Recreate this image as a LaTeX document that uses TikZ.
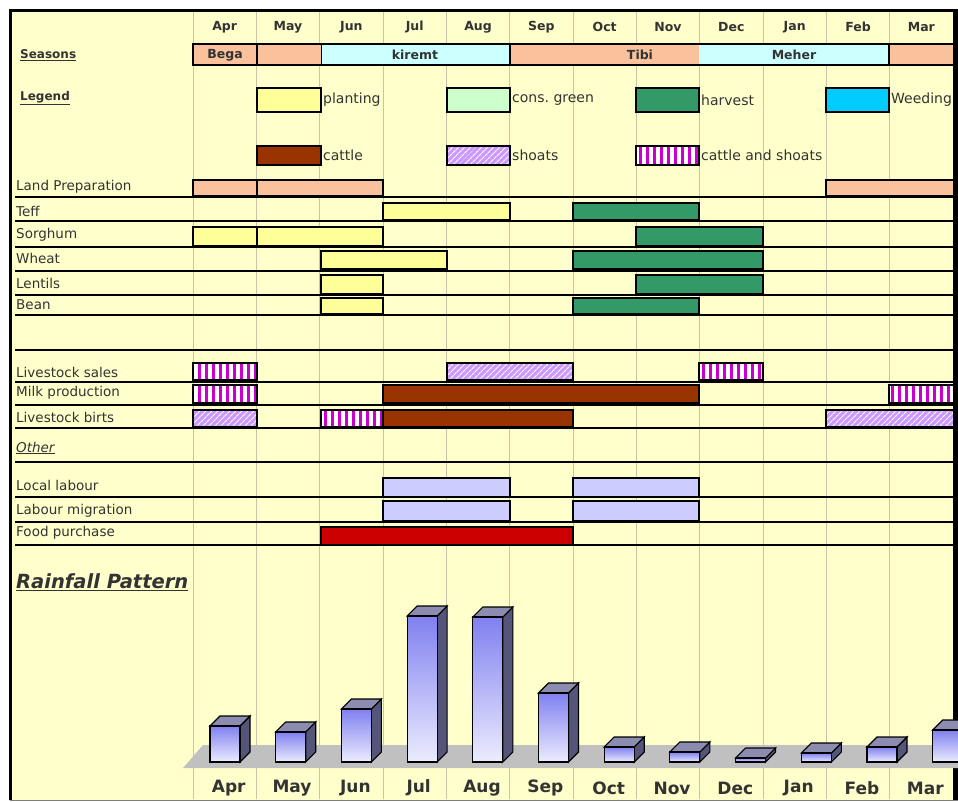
\documentclass[tikz,border=0pt]{standalone}
\usepackage{fontspec}
\setmainfont{DejaVu Sans}
\usetikzlibrary{patterns.meta}

\definecolor{sheetbg}{HTML}{FFFFCC}
\definecolor{gridgray}{HTML}{C8C4A8}
\definecolor{peach}{HTML}{F9C29C}
\definecolor{paleblue}{HTML}{CCFFFF}
\definecolor{plantyel}{HTML}{FFFF99}
\definecolor{consgreen}{HTML}{CCFFCC}
\definecolor{harvgreen}{HTML}{339966}
\definecolor{weedblue}{HTML}{00CCFF}
\definecolor{cattlebrown}{HTML}{993300}
\definecolor{shoatlilac}{HTML}{CC99FF}
\definecolor{mixmagenta}{HTML}{CC00CC}
\definecolor{labourblue}{HTML}{CCCCFF}
\definecolor{foodred}{HTML}{CC0000}
\definecolor{floorgray}{HTML}{C0C0C0}
\definecolor{bardark}{HTML}{8080F0}
\definecolor{barlight}{HTML}{ECECFF}
\definecolor{barside}{HTML}{55557A}
\definecolor{bartop}{HTML}{8C8CB0}
\definecolor{labeltext}{HTML}{333333}

\begin{document}
\begin{tikzpicture}[
    x=1pt, y=-1pt,
    every node/.style={inner sep=1pt, text=labeltext},
    gridline/.style ={draw=gridgray, line width=0.9pt},
    rowline/.style  ={draw=black, line width=1.3pt},
    gbar/.style     ={draw=black, line width=2.6pt},
    prepbar/.style  ={gbar, fill=peach},
    plantbar/.style ={gbar, fill=plantyel},
    consbar/.style  ={gbar, fill=consgreen},
    harvbar/.style  ={gbar, fill=harvgreen},
    weedbar/.style  ={gbar, fill=weedblue},
    cattlebar/.style={gbar, fill=cattlebrown},
    shoatbar/.style ={gbar, preaction={fill=shoatlilac},
                      pattern={Lines[angle=45, distance=4pt, line width=1.1pt]},
                      pattern color=white},
    mixbar/.style   ={gbar, preaction={fill=mixmagenta},
                      pattern={Lines[angle=90, distance=7pt, line width=3.3pt]},
                      pattern color=white},
    labourbar/.style={gbar, fill=labourblue},
    foodbar/.style  ={gbar, fill=foodred},
    monthhd/.style  ={font=\bfseries\fontsize{12.5}{14}\selectfont},
    seasontxt/.style={font=\bfseries\fontsize{12.5}{14}\selectfont},
    headlbl/.style  ={anchor=west, font=\bfseries\fontsize{12}{14}\selectfont},
    rowlbl/.style   ={anchor=west, font=\fontsize{13.5}{15}\selectfont},
    legtxt/.style   ={anchor=west, font=\fontsize{14}{16}\selectfont},
    monthft/.style  ={font=\bfseries\fontsize{17}{19}\selectfont}
]
\useasboundingbox (0,0) rectangle (958,801);

% =================== sheet and month grid ===================
\fill[white] (0,0) rectangle (958,801);
\fill[sheetbg] (11,11) rectangle (955,800);
\foreach \i in {0,...,11}
    \draw[gridline] ({193+63.33*\i},12) -- ({193+63.33*\i},799);

\foreach \m [count=\i from 0] in {Apr,May,Jun,Jul,Aug,Sep,Oct,Nov,Dec,Jan,Feb,Mar}
    \node[monthhd] (mh-\i) at ({224.7+63.33*\i},27) {\m};

% =================== seasons ===================
\node[headlbl] (seasons) at (19,55) {\underline{Seasons}};
\fill[peach]    (193,44) rectangle (321,65);
\fill[paleblue] (321,44) rectangle (510,65);
\fill[peach]    (510,44) rectangle (699,65);
\fill[paleblue] (699,44) rectangle (889,65);
\fill[peach]    (889,44) rectangle (958,65);
\draw[line width=0.8pt] (321,44) -- (321,65);
\draw[gbar] (193,44) rectangle (257,65);
\draw[gbar] (257,44) rectangle (510,65);
\draw[gbar] (510,44) rectangle (889,65);
\draw[gbar] (960,44) -- (889,44) -- (889,65) -- (960,65);
\node[seasontxt] (bega)   at (225,55) {Bega};
\node[seasontxt] (kiremt) at (415,55) {kiremt};
\node[seasontxt] (tibi)   at (640,55) {Tibi};
\node[seasontxt] (meher)  at (794,55) {Meher};

% =================== legend ===================
\node[headlbl] (legend) at (19,98) {\underline{Legend}};
\draw[plantbar] (257,88) rectangle (321,112);
\node[legtxt] (lg-plant) at (322,100) {planting};
\draw[consbar] (447,88) rectangle (510,112);
\node[legtxt] (lg-cons) at (511,100) {cons.\ green};
\draw[harvbar] (636,88) rectangle (699,112);
\node[legtxt] (lg-harv) at (700,100) {harvest};
\draw[weedbar] (826,88) rectangle (889,112);
\node[legtxt] (lg-weed) at (890,100) {Weeding};

\draw[cattlebar] (257,146) rectangle (321,165);
\node[legtxt] (lg-cattle) at (322,155) {cattle};
\draw[shoatbar] (447,146) rectangle (510,165);
\node[legtxt] (lg-shoat) at (511,155) {shoats};
\draw[mixbar] (636,146) rectangle (699,165);
\node[legtxt] (lg-mix) at (700,155) {cattle and shoats};

% =================== activity rows ===================
\foreach \y in {197,221,247,271,295,315,350,382,405,428,462,497,522,545}
    \draw[rowline] (15,\y) -- (953,\y);

\node[rowlbl] (prep)    at (15,187) {Land Preparation};
\node[rowlbl] (teff)    at (15,211) {Teff};
\node[rowlbl] (sorghum) at (15,235) {Sorghum};
\node[rowlbl] (wheat)   at (15,258) {Wheat};
\node[rowlbl] (lentils) at (15,283) {Lentils};
\node[rowlbl] (bean)    at (15,305) {Bean};

\draw[prepbar] (193,180) rectangle (257,196);
\draw[prepbar] (257,180) rectangle (383,196);
\draw[prepbar] (826,180) rectangle (962,196);
\draw[plantbar] (383,203) rectangle (510,220);
\draw[harvbar]  (573,203) rectangle (699,220);
\draw[plantbar] (193,227) rectangle (257,246);
\draw[plantbar] (257,227) rectangle (383,246);
\draw[harvbar]  (636,227) rectangle (763,246);
\draw[plantbar] (321,251) rectangle (447,269);
\draw[harvbar]  (573,251) rectangle (763,269);
\draw[plantbar] (321,275) rectangle (383,294);
\draw[harvbar]  (636,275) rectangle (763,294);
\draw[plantbar] (321,298) rectangle (383,314);
\draw[harvbar]  (573,298) rectangle (699,314);

% livestock
\node[rowlbl] (sales) at (15,372) {Livestock sales};
\node[rowlbl] (milk)  at (15,393) {Milk production};
\node[rowlbl] (birts) at (15,417) {Livestock birts};

\draw[mixbar]    (193,363) rectangle (257,380);
\draw[shoatbar]  (447,363) rectangle (573,380);
\draw[mixbar]    (699,363) rectangle (763,380);
\draw[mixbar]    (193,385) rectangle (257,403);
\draw[cattlebar] (383,385) rectangle (699,403);
\draw[mixbar]    (889,385) rectangle (962,403);
\draw[shoatbar]  (193,410) rectangle (257,427);
\draw[mixbar]    (321,410) rectangle (383,427);
\draw[cattlebar] (383,410) rectangle (573,427);
\draw[shoatbar]  (826,410) rectangle (962,427);

% other
\node[rowlbl] (other)   at (15,448) {\itshape\underline{Other}};
\node[rowlbl] (local)   at (15,485) {Local labour};
\node[rowlbl] (migr)    at (15,511) {Labour migration};
\node[rowlbl] (food)    at (15,533) {Food purchase};

\draw[labourbar] (383,478) rectangle (510,497);
\draw[labourbar] (573,478) rectangle (699,497);
\draw[labourbar] (383,501) rectangle (510,521);
\draw[labourbar] (573,501) rectangle (699,521);
\draw[foodbar]   (321,527) rectangle (573,545);

% =================== frame ===================
\draw[line width=3pt] (10.5,800) -- (10.5,10.5) -- (958,10.5);
\draw[line width=5pt] (955.5,10.5) -- (955.5,800);
\draw[gray, line width=1pt] (10,800.5) -- (958,800.5);

% =================== rainfall chart ===================
\node[anchor=west, font=\bfseries\itshape\fontsize{19.5}{22}\selectfont]
    (rain) at (15,582) {\underline{Rainfall Pattern}};

\fill[floorgray] (183,768) -- (203,745) -- (958,745) -- (958,768) -- cycle;

\begin{scope}
\clip (0,0) rectangle (958,801);
\foreach \i/\t in {0/726, 1/732, 2/709, 3/616, 4/617, 5/693,
                   6/747, 7/752, 8/758, 9/753, 10/747, 11/730} {
    \pgfmathsetmacro{\bx}{210+65.7*\i}
    \draw[line width=1.1pt, fill=barside] (\bx+30,\t) -- (\bx+40,\t-10)
        -- (\bx+40,752) -- (\bx+30,762) -- cycle;
    \draw[line width=1.1pt, fill=bartop] (\bx,\t) -- (\bx+10,\t-10)
        -- (\bx+40,\t-10) -- (\bx+30,\t) -- cycle;
    \draw[line width=1.1pt, top color=bardark, bottom color=barlight]
        (\bx,\t) rectangle (\bx+30,762);
}
\end{scope}

\foreach \m [count=\i from 0] in {Apr,May,Jun,Jul,Aug,Sep,Oct,Nov,Dec,Jan,Feb,Mar}
    \node[monthft] (mf-\i) at ({228.7+63.33*\i},788) {\m};

\end{tikzpicture}
\end{document}
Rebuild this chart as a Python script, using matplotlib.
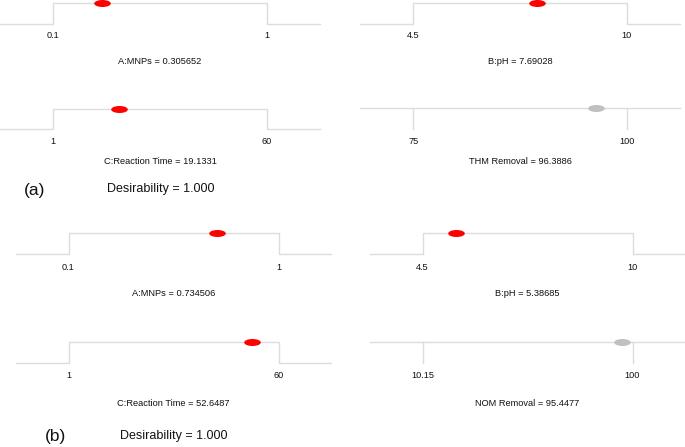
import matplotlib
matplotlib.use("Agg")
import matplotlib.pyplot as plt
from matplotlib.path import Path
from matplotlib.transforms import Affine2D

plt.rcParams['font.family'] = ['Liberation Sans', 'DejaVu Sans']

# ---------------- data ----------------
panel_labels = ["(a)", "(b)"]
factor_names = ["A:MNPs", "B:pH", "C:Reaction Time"]
factor_low = [0.1, 4.5, 1]
factor_high = [1, 10, 60]
factor_tick_labels = [["0.1", "1"], ["4.5", "10"], ["1", "60"]]
factor_values_a = [0.305652, 7.69028, 19.1331]
factor_values_b = [0.734506, 5.38685, 52.6487]
factor_value_text_a = ["0.305652", "7.69028", "19.1331"]
factor_value_text_b = ["0.734506", "5.38685", "52.6487"]
response_names = ["THM Removal", "NOM Removal"]
response_low = [75, 10.15]
response_high = [100, 100]
response_tick_labels = [["75", "100"], ["10.15", "100"]]
response_values = [96.3886, 95.4477]
response_value_text = ["96.3886", "95.4477"]
desirability = [1.000, 1.000]

# ---------------- layout (pixels) ----------------
W, H = 685, 447
fig = plt.figure(figsize=(W / 100, H / 100), dpi=100)

LINE = '#dcdcdc'
TXT = '#111111'
ell = Path.unit_circle().transformed(Affine2D().scale(1.0, 0.42))

def px_ax(left, top, width, height):
    return fig.add_axes([left / W, 1 - (top + height) / H, width / W, height / H])

def style(ax, lo, hi, ticklabels, lab_off, title, title_off):
    ext = 0.25 * (hi - lo)
    ax.set_xlim(lo - ext, hi + ext)
    ax.set_ylim(0, 1)
    for s in ax.spines.values():
        s.set_visible(False)
    ax.patch.set_visible(False)
    ax.set_yticks([])
    ax.set_xticks([lo, hi])
    ax.set_xticklabels(ticklabels, fontsize=6.6, color=TXT)
    ax.tick_params(axis='x', length=0, pad=(lab_off - 4.5) * 0.72)
    ax.annotate(title, xy=(0.5, 0), xycoords='axes fraction',
                xytext=(0, -title_off), textcoords='offset pixels',
                ha='center', va='center', fontsize=6.7, color=TXT)

def factor_ax(ax, i, val, valtxt, lab_off, title_off):
    lo, hi = factor_low[i], factor_high[i]
    ext = 0.25 * (hi - lo)
    ax.plot([lo - ext, lo, lo, hi, hi, hi + ext], [0, 0, 1, 1, 0, 0],
            color=LINE, lw=1.0, clip_on=False, solid_joinstyle='miter')
    ax.plot([val], [1], marker=ell, ms=12, color='#ff0000', mew=0,
            clip_on=False, zorder=3)
    style(ax, lo, hi, factor_tick_labels[i], lab_off,
          f"{factor_names[i]} = {valtxt}", title_off)

def response_ax(ax, j, lab_off, title_off):
    lo, hi = response_low[j], response_high[j]
    ext = 0.25 * (hi - lo)
    ax.plot([lo - ext, hi + ext], [1, 1], color=LINE, lw=1.0, clip_on=False)
    ax.plot([lo, lo], [0, 1], color=LINE, lw=1.0, clip_on=False)
    ax.plot([hi, hi], [0, 1], color=LINE, lw=1.0, clip_on=False)
    ax.plot([response_values[j]], [1], marker=ell, ms=12, color='#c0c0c0',
            mew=0, clip_on=False, zorder=3)
    style(ax, lo, hi, response_tick_labels[j], lab_off,
          f"{response_names[j]} = {response_value_text[j]}", title_off)

# panel (a)
factor_ax(px_ax(0, 3, 320, 21), 0, factor_values_a[0], factor_value_text_a[0], 11, 38)
factor_ax(px_ax(360, 3, 320, 21), 1, factor_values_a[1], factor_value_text_a[1], 11, 38)
factor_ax(px_ax(0, 109, 320, 20), 2, factor_values_a[2], factor_value_text_a[2], 12, 33)
response_ax(px_ax(360, 108, 320, 21), 0, 12, 33)

# panel (b)
factor_ax(px_ax(16, 233, 315, 21), 0, factor_values_b[0], factor_value_text_b[0], 13, 40)
factor_ax(px_ax(370, 233, 315, 21), 1, factor_values_b[1], factor_value_text_b[1], 13, 40)
factor_ax(px_ax(16, 342, 315, 21), 2, factor_values_b[2], factor_value_text_b[2], 12, 40)
response_ax(px_ax(370, 342, 315, 21), 1, 12, 40)

# panel labels and desirability
fig.text(35 / W, 1 - 190 / H, panel_labels[0], fontsize=12.5, ha='center', va='center', color=TXT)
fig.text(161 / W, 1 - 189 / H, f"Desirability = {desirability[0]:.3f}", fontsize=9,
         ha='center', va='center', color=TXT)
fig.text(56 / W, 1 - 437 / H, panel_labels[1], fontsize=12.5, ha='center', va='center', color=TXT)
fig.text(174 / W, 1 - 436 / H, f"Desirability = {desirability[1]:.3f}", fontsize=9,
         ha='center', va='center', color=TXT)

fig.savefig("out.png", dpi=100)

★ ★ ★ ★ ★

Given request:
Include both the line containing "Rebuild this chart" and the line containing "plt.rcParams['font.family'] = ['Liberation" when you write out everything between them, exactly. Leave the pictures out.

Solution to this task:
Rebuild this chart as a Python script, using matplotlib.
import matplotlib
matplotlib.use("Agg")
import matplotlib.pyplot as plt
from matplotlib.path import Path
from matplotlib.transforms import Affine2D

plt.rcParams['font.family'] = ['Liberation Sans', 'DejaVu Sans']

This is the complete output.